** Your task **
Isolate every line in the records below with "that" in it.

** Supplied material **
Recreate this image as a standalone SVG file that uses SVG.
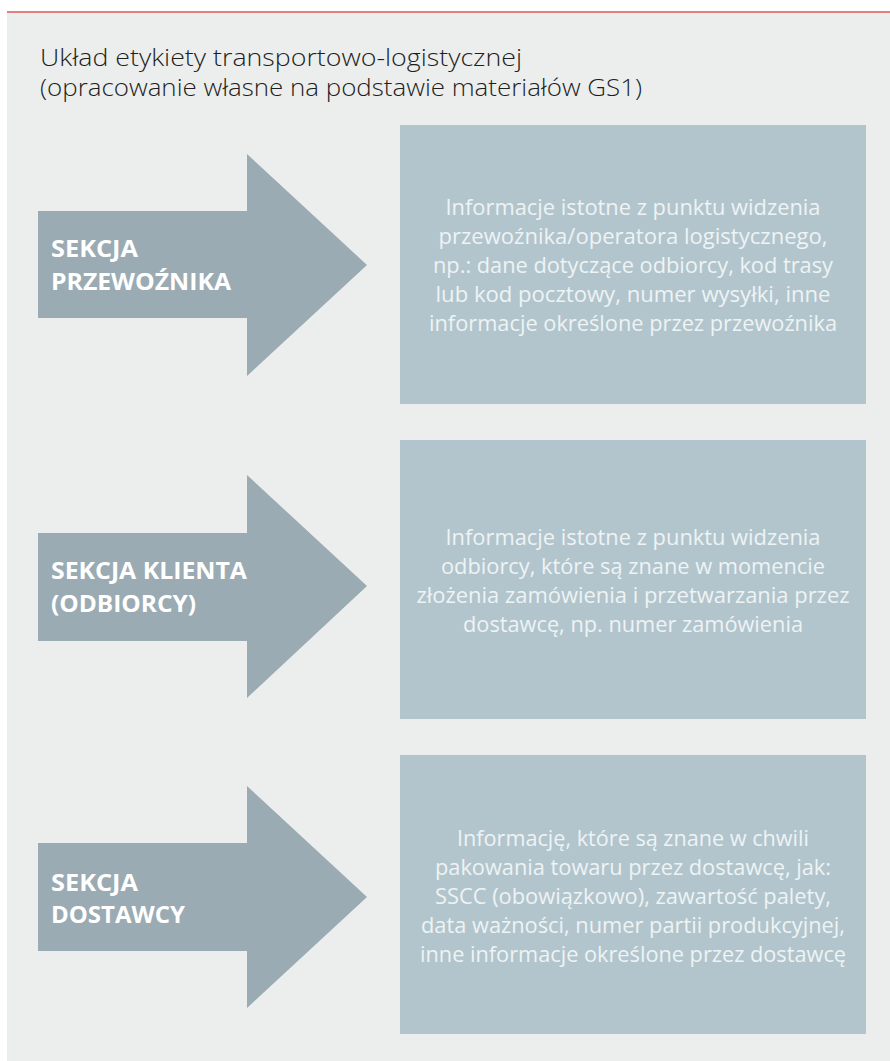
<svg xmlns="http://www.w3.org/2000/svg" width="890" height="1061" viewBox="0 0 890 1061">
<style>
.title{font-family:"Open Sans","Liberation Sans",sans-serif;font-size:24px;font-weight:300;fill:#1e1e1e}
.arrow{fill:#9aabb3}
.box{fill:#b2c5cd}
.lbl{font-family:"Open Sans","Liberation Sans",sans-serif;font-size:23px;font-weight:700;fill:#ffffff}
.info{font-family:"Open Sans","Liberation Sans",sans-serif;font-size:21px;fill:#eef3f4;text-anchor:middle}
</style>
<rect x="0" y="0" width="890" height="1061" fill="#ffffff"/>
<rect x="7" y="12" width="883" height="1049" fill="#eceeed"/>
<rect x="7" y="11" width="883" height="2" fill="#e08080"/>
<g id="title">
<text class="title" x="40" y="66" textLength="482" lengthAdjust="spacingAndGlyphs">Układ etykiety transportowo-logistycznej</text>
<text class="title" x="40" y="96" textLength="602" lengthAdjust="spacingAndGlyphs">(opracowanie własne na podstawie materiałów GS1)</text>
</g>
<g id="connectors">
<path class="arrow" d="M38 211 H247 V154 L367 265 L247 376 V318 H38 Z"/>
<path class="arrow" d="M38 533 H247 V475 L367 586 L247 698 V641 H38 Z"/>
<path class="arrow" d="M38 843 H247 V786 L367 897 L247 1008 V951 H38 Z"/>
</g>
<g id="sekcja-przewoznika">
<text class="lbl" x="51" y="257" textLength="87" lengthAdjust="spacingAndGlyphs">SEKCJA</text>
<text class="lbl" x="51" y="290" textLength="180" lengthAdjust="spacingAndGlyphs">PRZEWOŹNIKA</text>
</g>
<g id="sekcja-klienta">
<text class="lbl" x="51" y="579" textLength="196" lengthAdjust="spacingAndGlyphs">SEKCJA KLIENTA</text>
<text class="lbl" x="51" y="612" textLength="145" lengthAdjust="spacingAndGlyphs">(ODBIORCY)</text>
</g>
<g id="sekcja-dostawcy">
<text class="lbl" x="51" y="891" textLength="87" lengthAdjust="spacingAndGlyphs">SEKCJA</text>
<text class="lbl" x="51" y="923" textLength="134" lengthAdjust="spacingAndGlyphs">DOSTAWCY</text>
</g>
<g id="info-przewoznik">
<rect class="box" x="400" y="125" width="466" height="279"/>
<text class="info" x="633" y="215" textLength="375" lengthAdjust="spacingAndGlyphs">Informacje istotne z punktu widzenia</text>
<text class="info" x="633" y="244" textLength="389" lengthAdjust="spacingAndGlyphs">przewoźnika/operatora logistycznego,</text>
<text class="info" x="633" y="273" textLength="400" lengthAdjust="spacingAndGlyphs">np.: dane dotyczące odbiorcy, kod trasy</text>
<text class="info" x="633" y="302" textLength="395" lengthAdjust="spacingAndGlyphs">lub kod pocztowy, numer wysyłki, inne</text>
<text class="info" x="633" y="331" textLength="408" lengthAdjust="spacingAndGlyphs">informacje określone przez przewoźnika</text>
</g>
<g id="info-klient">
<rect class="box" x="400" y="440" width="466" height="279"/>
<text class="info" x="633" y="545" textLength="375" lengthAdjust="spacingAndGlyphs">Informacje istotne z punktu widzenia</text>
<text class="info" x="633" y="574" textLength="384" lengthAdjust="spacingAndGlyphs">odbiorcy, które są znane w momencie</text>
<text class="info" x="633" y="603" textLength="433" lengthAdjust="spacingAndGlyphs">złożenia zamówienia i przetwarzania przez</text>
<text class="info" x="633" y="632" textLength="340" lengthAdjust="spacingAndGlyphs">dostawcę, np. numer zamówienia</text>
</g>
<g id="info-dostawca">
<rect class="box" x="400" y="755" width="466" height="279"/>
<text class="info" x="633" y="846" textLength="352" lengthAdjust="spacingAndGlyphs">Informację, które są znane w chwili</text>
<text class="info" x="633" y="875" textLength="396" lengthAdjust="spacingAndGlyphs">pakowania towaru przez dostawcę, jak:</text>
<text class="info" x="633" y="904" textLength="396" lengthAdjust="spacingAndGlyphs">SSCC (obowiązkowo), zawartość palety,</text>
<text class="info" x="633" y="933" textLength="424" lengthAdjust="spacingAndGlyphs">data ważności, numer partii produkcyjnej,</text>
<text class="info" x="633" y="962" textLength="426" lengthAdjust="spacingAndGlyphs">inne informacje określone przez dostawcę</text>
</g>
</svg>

--

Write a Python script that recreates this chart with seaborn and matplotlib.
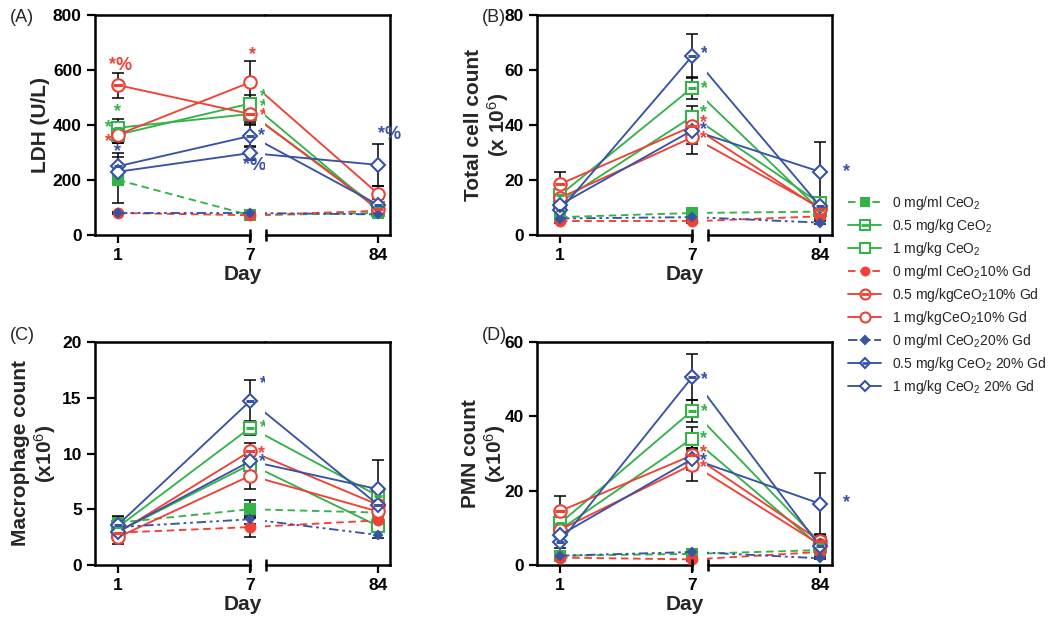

** Solved problem **
Recreate this image as a standalone SVG file that uses SVG.
Write a Python script that recreates this chart with seaborn and matplotlib.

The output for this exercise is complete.